The plan will be presented by President Eisenhower and Mr. Dulles to Congressional leaders on Tuesday, with a view to securing from both Houses of Congress a joint declaration emphasizing determination on the part of the United States to oppose any armed aggression by the Soviet Union against the Middle East, and to grant increased economic aid to Middle East countries. American diplomats in Britain and France were instructed today to inform the governments of these two countries of what would be proposed to the Congressional leaders Tuesday.

The State Department today stressed the fact that the planned request by President Eisenhower for Congressional authority to use United States armed forces as he deems necessary to maintain peace in the Middle East is aimed primarily at preventing Soviet penetration in the area, and not at settling Arab-Israel disputes.


Officials of the State Department made it clear that the United States will leave the Arab-Israel disputes and the Suez Canal issue to the United Nations. Israel would be affected under the new plan only if it is directly attacked by Soviet forces, they said.

Similarly, it is envisaged here that economic aid under the new plan is, principally, conceived as a means of ousting Soviet economic penetration from the Arab states. The United States also wishes to begin supplying arms to Egypt and other Arab states in order to replace the Soviet Union as the armory for the Arab states.

The United States, in this connection, envisages extensive aid to Jordan, to prevent that nation from moving further toward the Soviet orbit.

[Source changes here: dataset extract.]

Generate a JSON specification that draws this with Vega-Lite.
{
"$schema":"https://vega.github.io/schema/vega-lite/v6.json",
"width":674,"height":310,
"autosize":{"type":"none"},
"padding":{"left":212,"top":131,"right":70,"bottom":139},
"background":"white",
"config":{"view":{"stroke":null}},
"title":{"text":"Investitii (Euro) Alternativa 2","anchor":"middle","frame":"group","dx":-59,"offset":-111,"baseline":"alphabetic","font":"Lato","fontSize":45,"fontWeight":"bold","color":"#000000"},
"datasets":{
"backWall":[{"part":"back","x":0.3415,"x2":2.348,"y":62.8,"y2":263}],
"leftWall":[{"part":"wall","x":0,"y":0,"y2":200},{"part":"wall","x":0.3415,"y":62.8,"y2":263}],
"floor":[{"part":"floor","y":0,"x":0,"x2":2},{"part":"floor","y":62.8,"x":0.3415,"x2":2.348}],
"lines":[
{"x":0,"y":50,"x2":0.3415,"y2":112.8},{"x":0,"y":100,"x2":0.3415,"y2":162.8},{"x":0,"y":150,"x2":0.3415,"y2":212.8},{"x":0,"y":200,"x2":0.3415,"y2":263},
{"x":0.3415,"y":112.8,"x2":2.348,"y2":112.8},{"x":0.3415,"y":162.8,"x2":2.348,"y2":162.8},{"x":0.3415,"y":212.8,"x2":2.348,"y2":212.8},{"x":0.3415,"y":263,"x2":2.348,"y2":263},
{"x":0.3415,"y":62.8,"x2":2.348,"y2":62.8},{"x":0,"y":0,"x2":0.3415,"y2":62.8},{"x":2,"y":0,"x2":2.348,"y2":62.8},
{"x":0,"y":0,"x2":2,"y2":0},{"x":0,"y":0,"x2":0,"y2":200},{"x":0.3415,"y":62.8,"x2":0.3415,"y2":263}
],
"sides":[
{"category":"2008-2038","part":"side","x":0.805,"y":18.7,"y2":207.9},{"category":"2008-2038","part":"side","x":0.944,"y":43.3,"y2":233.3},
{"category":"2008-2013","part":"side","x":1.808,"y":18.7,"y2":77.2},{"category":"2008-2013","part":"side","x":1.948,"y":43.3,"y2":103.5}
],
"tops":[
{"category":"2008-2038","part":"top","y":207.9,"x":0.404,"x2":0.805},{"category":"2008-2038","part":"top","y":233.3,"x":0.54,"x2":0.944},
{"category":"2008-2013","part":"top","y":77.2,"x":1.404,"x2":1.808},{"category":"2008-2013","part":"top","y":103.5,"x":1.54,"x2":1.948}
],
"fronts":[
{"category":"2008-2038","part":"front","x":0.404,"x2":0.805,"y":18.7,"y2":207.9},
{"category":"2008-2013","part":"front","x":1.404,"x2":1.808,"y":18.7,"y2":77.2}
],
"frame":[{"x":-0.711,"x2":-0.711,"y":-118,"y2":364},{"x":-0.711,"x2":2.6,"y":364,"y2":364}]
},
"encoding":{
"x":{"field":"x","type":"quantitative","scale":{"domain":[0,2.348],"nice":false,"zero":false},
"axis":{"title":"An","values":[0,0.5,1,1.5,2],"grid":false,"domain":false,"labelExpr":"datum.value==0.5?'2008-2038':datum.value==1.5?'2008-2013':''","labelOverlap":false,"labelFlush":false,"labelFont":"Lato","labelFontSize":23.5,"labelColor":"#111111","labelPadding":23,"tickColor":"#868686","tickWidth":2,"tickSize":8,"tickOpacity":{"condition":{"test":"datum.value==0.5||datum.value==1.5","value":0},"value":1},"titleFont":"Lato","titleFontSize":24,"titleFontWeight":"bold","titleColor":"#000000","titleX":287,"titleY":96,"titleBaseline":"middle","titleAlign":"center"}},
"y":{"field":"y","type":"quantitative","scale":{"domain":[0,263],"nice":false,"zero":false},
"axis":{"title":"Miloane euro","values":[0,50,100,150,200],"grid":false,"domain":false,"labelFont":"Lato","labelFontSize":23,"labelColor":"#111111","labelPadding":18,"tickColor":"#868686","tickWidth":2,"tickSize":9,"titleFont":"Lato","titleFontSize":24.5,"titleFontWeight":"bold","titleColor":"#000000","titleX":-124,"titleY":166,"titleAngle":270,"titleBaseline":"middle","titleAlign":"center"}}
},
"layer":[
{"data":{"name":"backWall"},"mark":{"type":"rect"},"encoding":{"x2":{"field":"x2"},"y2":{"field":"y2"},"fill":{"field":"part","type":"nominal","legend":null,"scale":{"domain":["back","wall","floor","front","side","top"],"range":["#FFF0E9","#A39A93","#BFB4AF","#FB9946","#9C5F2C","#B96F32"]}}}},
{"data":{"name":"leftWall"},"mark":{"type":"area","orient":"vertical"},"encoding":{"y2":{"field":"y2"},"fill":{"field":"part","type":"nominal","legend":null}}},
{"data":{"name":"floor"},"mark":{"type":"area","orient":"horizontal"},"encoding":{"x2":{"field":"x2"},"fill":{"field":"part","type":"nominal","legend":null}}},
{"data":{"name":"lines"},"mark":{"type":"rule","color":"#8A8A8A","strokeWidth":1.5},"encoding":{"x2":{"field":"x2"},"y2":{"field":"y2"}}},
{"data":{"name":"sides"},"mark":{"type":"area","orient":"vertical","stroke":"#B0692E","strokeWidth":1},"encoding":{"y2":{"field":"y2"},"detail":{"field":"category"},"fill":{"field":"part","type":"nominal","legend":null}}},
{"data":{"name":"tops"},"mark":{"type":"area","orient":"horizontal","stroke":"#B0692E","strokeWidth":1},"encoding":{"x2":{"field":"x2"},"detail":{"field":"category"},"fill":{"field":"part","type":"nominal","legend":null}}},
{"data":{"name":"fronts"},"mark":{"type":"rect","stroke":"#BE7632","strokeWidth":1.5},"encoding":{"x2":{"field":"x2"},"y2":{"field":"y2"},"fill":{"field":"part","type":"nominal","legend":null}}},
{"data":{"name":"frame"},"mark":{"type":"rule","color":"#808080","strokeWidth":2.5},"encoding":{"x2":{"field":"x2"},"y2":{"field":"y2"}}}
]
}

But economic aid for Israel seems questionable, as State Department sources today indicated that the resumption of the currently suspended U.S. aid program for Israel hinges on Israel’s compliance with steps the U.S. feels should take for regional peace. Included some such steps is withdrawl of Israel troops from territory occupied by its forces.

It is being pointed out by State Department sources that Israel is not considered as deserving of special consideration at this juncture, because Israel “aggression” is said to have created the situation which the new plan is designed to remedy.

Israel’s Foreign Minister Mrs. Golda Meir, had a 90 minute meeting with Secretary Dulles Friday, at the State Department. She said later that the meeting was devoted to a general review of many aspects of Israel-American relations. In reply to questions, she confirmed that recent resumption of fedayeen activities by Egypt, and questions of Israel’s troop withdrawals from Egyptian territory, were among the wide range of topics discussed.